How to Make the Rule Friction-Free

  • Create a “building blocks” note (phone): list your true workhorses—jeans that actually fit, your best tee, that slip dress. When you’re in a fitting room, open it and style from there.
  • Use one closet app (not five): even a simple album of mirror snaps works. The point is recall, not perfection.
  • Apply it to occasionwear: Wedding guest dress? It should double for a dinner date and a work event (e.g., with a blazer). Clutches and heels should pair with multiple looks.
  • Audit quarterly: If something hasn’t made two outfits in 90 days, swap or sell it. WRAP’s guidance on extending garment life is a helpful north-star for this habit: report.

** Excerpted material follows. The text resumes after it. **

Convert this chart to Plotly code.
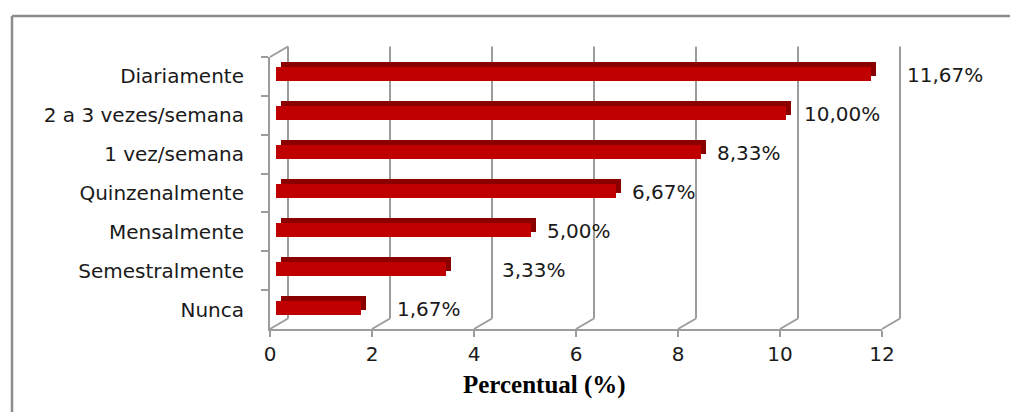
import plotly.graph_objects as go

# ---- data ----
categories = ["Nunca", "Semestralmente", "Mensalmente", "Quinzenalmente",
              "1 vez/semana", "2 a 3 vezes/semana", "Diariamente"]
values = [1.67, 3.33, 5.00, 6.67, 8.33, 10.00, 11.67]
value_labels = ["1,67%", "3,33%", "5,00%", "6,67%", "8,33%", "10,00%", "11,67%"]
x_ticks = [0, 2, 4, 6, 8, 10, 12]
axis_title = "Percentual (%)"

# ---- style / geometry (pixels) ----
W, H = 1010, 412
PX0, PX1 = 270, 882          # front x axis: 0 .. 12
PY_TOP, PY_BOT = 57, 329     # front y axis extent
label_shift = [40, 60, 20, 20, 20, 22, 40]   # label nudges (px)
GRID = "#9c9c9c"
TXT = "#1a1a1a"
FONT = "DejaVu Sans"
UNIT = (PX1 - PX0) / 12.0


def xdom(dx, pad=0.0):
    return [(PX0 + dx - pad * UNIT) / W, (PX1 + dx + pad * UNIT) / W]


def ydom(dy):
    # dy: pixels up
    return [(H - PY_BOT + dy) / H, (H - PY_TOP + dy) / H]


DEPTH = (18, 10.5)     # back wall offset
BAR_FRONT = (6, 2.4)   # bar front face offset
BAR_BACK = (11, 7.4)   # bar back (top/side) offset
PAD = 0.5              # extra data-units on the back-wall axis

fig = go.Figure()

# back faces of bars (dark)
fig.add_trace(go.Bar(x=values, y=categories, orientation="h", width=0.36,
                     marker=dict(color="#8a0000", line=dict(width=0)),
                     hoverinfo="skip", showlegend=False,
                     xaxis="x", yaxis="y"))
# front faces of bars
fig.add_trace(go.Bar(x=values, y=categories, orientation="h", width=0.36,
                     marker=dict(color="#c00000", line=dict(width=0)),
                     hoverinfo="skip", showlegend=False,
                     xaxis="x2", yaxis="y2"))
# front axes (labels)
fig.add_trace(go.Scatter(x=values, y=categories, mode="markers",
                         marker=dict(opacity=0), hoverinfo="skip",
                         showlegend=False, xaxis="x3", yaxis="y3"))
# back-wall axes (for grid shapes)
fig.add_trace(go.Scatter(x=values, y=categories, mode="markers",
                         marker=dict(opacity=0), hoverinfo="skip",
                         showlegend=False, xaxis="x4", yaxis="y4"))

hidden_x = dict(range=[0, 12], showgrid=False, zeroline=False,
                showticklabels=False, ticks="", showline=False,
                fixedrange=True, automargin=False)
hidden_y = dict(type="category", categoryarray=categories, range=[-0.5, 6.5],
                showgrid=False, zeroline=False, showticklabels=False,
                ticks="", showline=False, fixedrange=True, automargin=False)

fig.update_layout(
    width=W, height=H, autosize=False,
    margin=dict(l=0, r=0, t=0, b=0, pad=0, autoexpand=False),
    paper_bgcolor="white", plot_bgcolor="rgba(0,0,0,0)",
    bargap=0,
    xaxis=dict(hidden_x, domain=xdom(BAR_BACK[0]), anchor="y"),
    yaxis=dict(hidden_y, domain=ydom(BAR_BACK[1]), anchor="x"),
    xaxis2=dict(hidden_x, domain=xdom(BAR_FRONT[0]), anchor="y2"),
    yaxis2=dict(hidden_y, domain=ydom(BAR_FRONT[1]), anchor="x2"),
    xaxis3=dict(range=[0, 12], domain=xdom(0), anchor="y3",
                showgrid=False, zeroline=False, showline=True,
                linecolor=GRID, linewidth=2,
                ticks="outside", ticklen=6, tickwidth=2, tickcolor=GRID,
                tickvals=x_ticks, ticktext=[str(t) for t in x_ticks],
                tickfont=dict(family=FONT, size=20, color=TXT),
                fixedrange=True, automargin=False),
    yaxis3=dict(type="category", categoryarray=categories, range=[-0.5, 6.5],
                domain=ydom(0), anchor="x3",
                showgrid=False, zeroline=False, showline=True,
                linecolor=GRID, linewidth=2,
                ticks="outside", ticklen=7, tickwidth=2, tickcolor=GRID,
                tickson="boundaries", ticklabelstandoff=20,
                tickfont=dict(family=FONT, size=20, color=TXT),
                fixedrange=True, automargin=False),
    xaxis4=dict(hidden_x, range=[-PAD, 12 + PAD],
                domain=xdom(DEPTH[0], PAD), anchor="y4"),
    yaxis4=dict(hidden_y, domain=ydom(DEPTH[1]), anchor="x4"),
)

y_back_bottom = ydom(DEPTH[1])[0]
y_back_top = ydom(DEPTH[1])[1]
shapes = []
for t in x_ticks:
    # back wall vertical gridline
    shapes.append(dict(type="line", xref="x4", yref="paper", layer="below",
                       x0=t, x1=t, y0=y_back_bottom, y1=y_back_top,
                       line=dict(color=GRID, width=2)))
    # floor connector (back -> front)
    shapes.append(dict(type="line", xref="x4", yref="paper", layer="below",
                       xsizemode="pixel", xanchor=t, x0=-DEPTH[0], x1=0,
                       ysizemode="pixel", yanchor=y_back_bottom,
                       y0=-DEPTH[1], y1=0,
                       line=dict(color=GRID, width=2)))
# top-left corner connector
shapes.append(dict(type="line", xref="x4", yref="paper", layer="below",
                   xsizemode="pixel", xanchor=x_ticks[0], x0=-DEPTH[0], x1=0,
                   ysizemode="pixel", yanchor=y_back_top,
                   y0=-DEPTH[1], y1=0,
                   line=dict(color=GRID, width=2)))
# outer chart border (top and left edges; the rest lies outside the view)
border_top = (H - 16) / H
border_left = 12 / W
shapes.append(dict(type="line", xref="paper", yref="paper",
                   x0=border_left, x1=1.0, y0=border_top, y1=border_top,
                   line=dict(color="#8c8c8c", width=2.5)))
shapes.append(dict(type="line", xref="paper", yref="paper",
                   x0=border_left, x1=border_left, y0=0.0, y1=border_top,
                   line=dict(color="#8c8c8c", width=2.5)))
fig.update_layout(shapes=shapes)

annotations = []
for v, c, lab, sh in zip(values, categories, value_labels, label_shift):
    annotations.append(dict(x=v, y=c, xref="x3", yref="y3", text=lab,
                            showarrow=False, xanchor="left", yanchor="middle",
                            xshift=sh, yshift=1,
                            font=dict(family=FONT, size=20, color=TXT)))
annotations.append(dict(x=544 / W, y=(H - 385) / H, xref="paper", yref="paper",
                        text="<b>" + axis_title + "</b>", showarrow=False,
                        xanchor="center", yanchor="middle",
                        font=dict(family="Liberation Serif", size=25,
                                  color="black")))
fig.update_layout(annotations=annotations)

fig.write_html("out.html")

Common Traps (and how I dodge ’em now)

  • The “add three other things” trap: If the item only works when bundled with two more new buys, it’s a no.
  • “Future me” sizing: Buy for the body/life you have today. Returns cost time (and sometimes money), and CPW hates orphans.
  • Trend FOMO: If the silhouette requires a wardrobe rewrite (shoes, hemlines, jackets), skip unless you’re doing a true style reset.

Mini Worksheet (copy into your notes)

Item: ____________ | Price: $___ | Season(s): ____ | Fabric care: ____

  • Outfit 1 (top + bottom + shoe): __________________________
  • Outfit 2 (dress/set + layer + shoe): ______________________
  • Outfit 3 (work/casual/weekend): _________________________

Real-life test: Where am I wearing each in the next 30 days? _________

CPW: Price ÷ (wears/month × months) = $____ . If > your threshold, pass…for now.

FAQs (quick hits)

  • Can I make exceptions? Sure—outerwear in extreme climates, uniforms, or once-in-a-lifetime events. Even then, try for at least two uses.
  • Does this kill joy? Honestly, it adds it back. Fewer “what was I thinking?” returns, more outfits that actually work. And I still keep one “just because I love it” slot per season—humans aren’t robots.

Further Reading & Useful Links

Bottom line: If an item can’t pull three real outfits from what’s on your hangers right now, it’s not your hero piece (yet). The Three Outfit Rule sounds strict, but it actually makes getting dressed—and shopping—way easier. And cheaper. And kinda more fun, tbh.